• [Problem to work on]
Begin at the top of the entries below and write out every line through the one containing "const stack = d3.stack().keys(seriesNames)(rows);", excluding pictures.

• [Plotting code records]
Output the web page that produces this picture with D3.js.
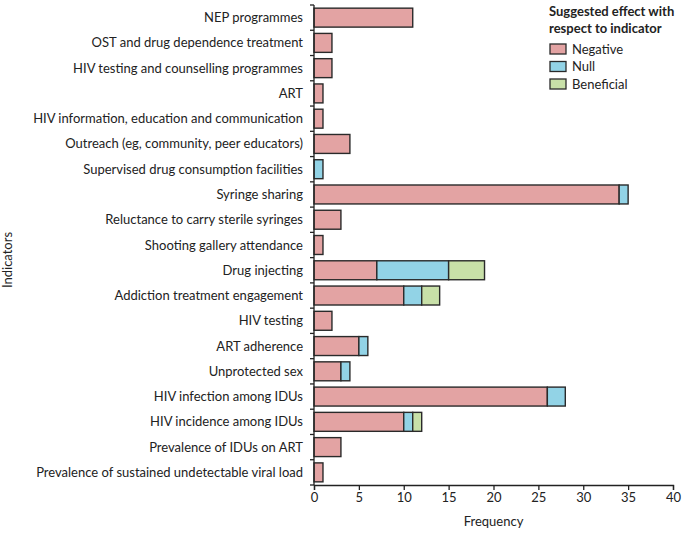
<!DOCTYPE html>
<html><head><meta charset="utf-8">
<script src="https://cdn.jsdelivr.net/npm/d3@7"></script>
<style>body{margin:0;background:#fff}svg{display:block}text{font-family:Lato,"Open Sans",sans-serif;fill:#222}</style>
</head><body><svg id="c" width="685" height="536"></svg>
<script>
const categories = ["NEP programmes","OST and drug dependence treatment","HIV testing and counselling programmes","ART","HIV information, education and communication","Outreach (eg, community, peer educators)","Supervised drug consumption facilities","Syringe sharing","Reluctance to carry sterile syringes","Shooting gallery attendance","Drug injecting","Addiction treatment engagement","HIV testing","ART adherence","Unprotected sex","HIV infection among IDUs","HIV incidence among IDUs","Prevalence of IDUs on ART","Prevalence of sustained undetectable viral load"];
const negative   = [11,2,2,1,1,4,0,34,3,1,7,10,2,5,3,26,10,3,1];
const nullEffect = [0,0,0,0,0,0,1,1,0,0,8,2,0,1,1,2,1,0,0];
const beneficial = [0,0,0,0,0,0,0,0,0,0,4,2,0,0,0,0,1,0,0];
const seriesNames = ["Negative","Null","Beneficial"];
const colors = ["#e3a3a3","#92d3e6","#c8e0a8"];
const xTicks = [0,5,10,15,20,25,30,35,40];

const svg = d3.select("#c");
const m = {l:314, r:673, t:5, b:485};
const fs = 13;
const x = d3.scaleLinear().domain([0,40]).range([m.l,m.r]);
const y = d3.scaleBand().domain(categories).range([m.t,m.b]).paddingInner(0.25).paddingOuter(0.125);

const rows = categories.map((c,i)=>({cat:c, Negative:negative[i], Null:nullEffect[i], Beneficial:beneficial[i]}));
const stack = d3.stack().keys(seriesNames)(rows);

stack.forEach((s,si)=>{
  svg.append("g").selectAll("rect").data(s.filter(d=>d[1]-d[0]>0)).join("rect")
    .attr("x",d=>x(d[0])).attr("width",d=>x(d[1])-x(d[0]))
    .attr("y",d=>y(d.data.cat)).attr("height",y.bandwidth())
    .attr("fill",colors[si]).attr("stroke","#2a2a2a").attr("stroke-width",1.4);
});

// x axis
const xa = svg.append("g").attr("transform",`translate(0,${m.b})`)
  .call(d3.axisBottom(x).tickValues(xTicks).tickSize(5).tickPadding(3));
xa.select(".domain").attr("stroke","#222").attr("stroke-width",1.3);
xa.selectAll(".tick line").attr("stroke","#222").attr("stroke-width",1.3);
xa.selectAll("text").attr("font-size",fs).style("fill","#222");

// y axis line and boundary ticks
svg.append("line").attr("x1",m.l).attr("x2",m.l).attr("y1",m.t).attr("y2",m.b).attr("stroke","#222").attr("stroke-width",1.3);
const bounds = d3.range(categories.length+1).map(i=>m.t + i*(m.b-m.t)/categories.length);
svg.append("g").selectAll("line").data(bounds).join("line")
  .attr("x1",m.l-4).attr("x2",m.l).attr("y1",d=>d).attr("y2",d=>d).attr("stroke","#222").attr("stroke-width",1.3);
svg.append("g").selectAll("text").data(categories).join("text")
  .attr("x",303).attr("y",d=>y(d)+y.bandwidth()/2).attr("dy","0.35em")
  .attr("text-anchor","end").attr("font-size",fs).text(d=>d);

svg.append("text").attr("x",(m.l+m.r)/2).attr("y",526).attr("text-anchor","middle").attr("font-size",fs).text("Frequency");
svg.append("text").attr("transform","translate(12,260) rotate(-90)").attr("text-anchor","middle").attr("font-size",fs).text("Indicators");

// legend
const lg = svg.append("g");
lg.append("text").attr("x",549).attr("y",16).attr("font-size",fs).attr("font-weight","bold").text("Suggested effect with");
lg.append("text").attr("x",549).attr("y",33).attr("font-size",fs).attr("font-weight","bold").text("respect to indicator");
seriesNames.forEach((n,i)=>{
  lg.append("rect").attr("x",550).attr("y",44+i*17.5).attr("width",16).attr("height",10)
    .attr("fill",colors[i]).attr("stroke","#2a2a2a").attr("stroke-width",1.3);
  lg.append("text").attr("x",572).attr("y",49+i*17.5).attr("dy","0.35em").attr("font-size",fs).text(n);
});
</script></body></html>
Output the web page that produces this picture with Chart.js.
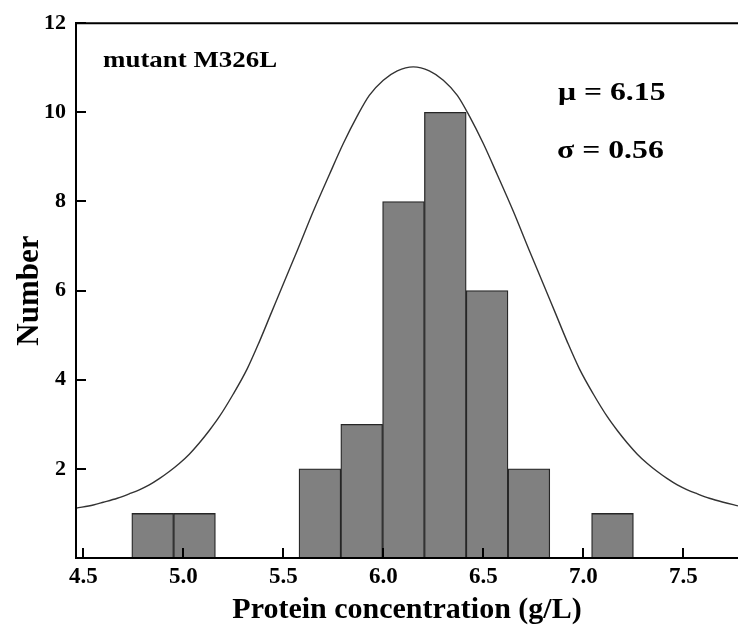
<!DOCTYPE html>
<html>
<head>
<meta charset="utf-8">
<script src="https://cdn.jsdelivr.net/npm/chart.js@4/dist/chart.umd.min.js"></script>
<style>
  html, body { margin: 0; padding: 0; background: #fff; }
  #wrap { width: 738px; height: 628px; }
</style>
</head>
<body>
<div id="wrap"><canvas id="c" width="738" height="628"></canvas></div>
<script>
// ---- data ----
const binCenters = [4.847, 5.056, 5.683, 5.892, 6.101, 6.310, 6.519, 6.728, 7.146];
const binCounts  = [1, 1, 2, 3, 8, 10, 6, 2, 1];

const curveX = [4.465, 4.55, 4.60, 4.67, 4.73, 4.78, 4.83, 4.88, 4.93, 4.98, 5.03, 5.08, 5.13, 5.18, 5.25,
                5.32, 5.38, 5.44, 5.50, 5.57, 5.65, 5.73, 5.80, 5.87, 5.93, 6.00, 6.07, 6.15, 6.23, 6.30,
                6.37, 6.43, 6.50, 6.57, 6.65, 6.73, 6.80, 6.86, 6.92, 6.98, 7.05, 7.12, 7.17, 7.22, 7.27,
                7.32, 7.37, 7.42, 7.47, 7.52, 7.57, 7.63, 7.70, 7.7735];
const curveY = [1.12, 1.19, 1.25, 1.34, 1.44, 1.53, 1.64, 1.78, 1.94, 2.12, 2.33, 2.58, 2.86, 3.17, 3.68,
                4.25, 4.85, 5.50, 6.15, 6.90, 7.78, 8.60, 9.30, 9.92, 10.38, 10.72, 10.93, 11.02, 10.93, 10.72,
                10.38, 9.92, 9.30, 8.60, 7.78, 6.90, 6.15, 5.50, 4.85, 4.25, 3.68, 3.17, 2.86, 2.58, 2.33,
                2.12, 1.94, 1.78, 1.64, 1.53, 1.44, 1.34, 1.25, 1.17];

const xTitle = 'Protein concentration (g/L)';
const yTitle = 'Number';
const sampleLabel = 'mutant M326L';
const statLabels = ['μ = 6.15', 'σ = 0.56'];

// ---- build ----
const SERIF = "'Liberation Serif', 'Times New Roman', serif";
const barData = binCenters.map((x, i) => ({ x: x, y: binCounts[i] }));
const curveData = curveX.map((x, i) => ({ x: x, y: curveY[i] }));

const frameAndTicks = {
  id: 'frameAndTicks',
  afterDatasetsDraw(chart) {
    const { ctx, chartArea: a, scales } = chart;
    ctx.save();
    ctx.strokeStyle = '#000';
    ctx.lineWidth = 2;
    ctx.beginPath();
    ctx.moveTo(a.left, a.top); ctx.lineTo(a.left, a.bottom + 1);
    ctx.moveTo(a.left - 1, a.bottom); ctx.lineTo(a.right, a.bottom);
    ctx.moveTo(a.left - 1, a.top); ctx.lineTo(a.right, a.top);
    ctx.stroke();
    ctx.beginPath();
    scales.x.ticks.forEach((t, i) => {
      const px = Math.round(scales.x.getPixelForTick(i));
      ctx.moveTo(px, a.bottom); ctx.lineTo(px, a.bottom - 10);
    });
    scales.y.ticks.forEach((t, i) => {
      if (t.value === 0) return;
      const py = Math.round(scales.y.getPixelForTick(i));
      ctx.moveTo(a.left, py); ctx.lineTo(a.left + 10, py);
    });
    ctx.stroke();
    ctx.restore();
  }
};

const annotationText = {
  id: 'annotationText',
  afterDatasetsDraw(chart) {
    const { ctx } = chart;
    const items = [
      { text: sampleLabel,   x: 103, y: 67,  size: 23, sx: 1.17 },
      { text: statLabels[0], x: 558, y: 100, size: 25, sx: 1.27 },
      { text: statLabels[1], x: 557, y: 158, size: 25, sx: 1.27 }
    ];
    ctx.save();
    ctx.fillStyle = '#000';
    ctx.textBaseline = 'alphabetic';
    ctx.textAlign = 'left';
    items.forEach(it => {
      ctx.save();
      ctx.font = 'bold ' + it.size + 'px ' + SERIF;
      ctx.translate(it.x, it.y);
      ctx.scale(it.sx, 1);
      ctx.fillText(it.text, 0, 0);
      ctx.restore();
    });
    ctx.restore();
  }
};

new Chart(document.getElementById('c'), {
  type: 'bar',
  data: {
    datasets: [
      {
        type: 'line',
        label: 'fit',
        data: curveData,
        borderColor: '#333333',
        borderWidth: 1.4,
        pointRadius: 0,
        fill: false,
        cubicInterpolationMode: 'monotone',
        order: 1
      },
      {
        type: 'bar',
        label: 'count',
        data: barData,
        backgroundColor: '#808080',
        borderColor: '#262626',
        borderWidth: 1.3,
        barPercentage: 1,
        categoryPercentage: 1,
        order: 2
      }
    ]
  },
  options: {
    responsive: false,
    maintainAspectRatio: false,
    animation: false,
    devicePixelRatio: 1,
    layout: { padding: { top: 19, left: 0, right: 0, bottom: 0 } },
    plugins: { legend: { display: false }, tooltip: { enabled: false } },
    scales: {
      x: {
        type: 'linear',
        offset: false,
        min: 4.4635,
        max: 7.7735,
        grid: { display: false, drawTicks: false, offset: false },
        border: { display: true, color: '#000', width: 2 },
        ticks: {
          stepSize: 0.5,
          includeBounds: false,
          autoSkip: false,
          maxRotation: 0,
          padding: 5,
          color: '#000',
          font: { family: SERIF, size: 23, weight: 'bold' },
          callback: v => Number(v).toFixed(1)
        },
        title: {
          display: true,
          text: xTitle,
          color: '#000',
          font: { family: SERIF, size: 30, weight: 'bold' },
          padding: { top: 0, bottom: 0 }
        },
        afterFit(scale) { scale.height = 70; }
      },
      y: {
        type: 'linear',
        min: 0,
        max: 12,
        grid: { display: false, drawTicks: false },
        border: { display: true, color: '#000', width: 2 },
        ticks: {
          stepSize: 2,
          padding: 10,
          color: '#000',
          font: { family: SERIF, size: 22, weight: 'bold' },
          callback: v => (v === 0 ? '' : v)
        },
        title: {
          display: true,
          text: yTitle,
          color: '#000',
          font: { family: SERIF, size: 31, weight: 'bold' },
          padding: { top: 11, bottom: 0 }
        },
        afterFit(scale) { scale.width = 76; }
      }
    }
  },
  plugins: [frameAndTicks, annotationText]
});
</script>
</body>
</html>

• [Solution to the exercise]
Output the web page that produces this picture with D3.js.
<!DOCTYPE html>
<html><head><meta charset="utf-8">
<script src="https://cdn.jsdelivr.net/npm/d3@7"></script>
<style>body{margin:0;background:#fff}svg{display:block}text{font-family:Lato,"Open Sans",sans-serif;fill:#222}</style>
</head><body><svg id="c" width="685" height="536"></svg>
<script>
const categories = ["NEP programmes","OST and drug dependence treatment","HIV testing and counselling programmes","ART","HIV information, education and communication","Outreach (eg, community, peer educators)","Supervised drug consumption facilities","Syringe sharing","Reluctance to carry sterile syringes","Shooting gallery attendance","Drug injecting","Addiction treatment engagement","HIV testing","ART adherence","Unprotected sex","HIV infection among IDUs","HIV incidence among IDUs","Prevalence of IDUs on ART","Prevalence of sustained undetectable viral load"];
const negative   = [11,2,2,1,1,4,0,34,3,1,7,10,2,5,3,26,10,3,1];
const nullEffect = [0,0,0,0,0,0,1,1,0,0,8,2,0,1,1,2,1,0,0];
const beneficial = [0,0,0,0,0,0,0,0,0,0,4,2,0,0,0,0,1,0,0];
const seriesNames = ["Negative","Null","Beneficial"];
const colors = ["#e3a3a3","#92d3e6","#c8e0a8"];
const xTicks = [0,5,10,15,20,25,30,35,40];

const svg = d3.select("#c");
const m = {l:314, r:673, t:5, b:485};
const fs = 13;
const x = d3.scaleLinear().domain([0,40]).range([m.l,m.r]);
const y = d3.scaleBand().domain(categories).range([m.t,m.b]).paddingInner(0.25).paddingOuter(0.125);

const rows = categories.map((c,i)=>({cat:c, Negative:negative[i], Null:nullEffect[i], Beneficial:beneficial[i]}));
const stack = d3.stack().keys(seriesNames)(rows);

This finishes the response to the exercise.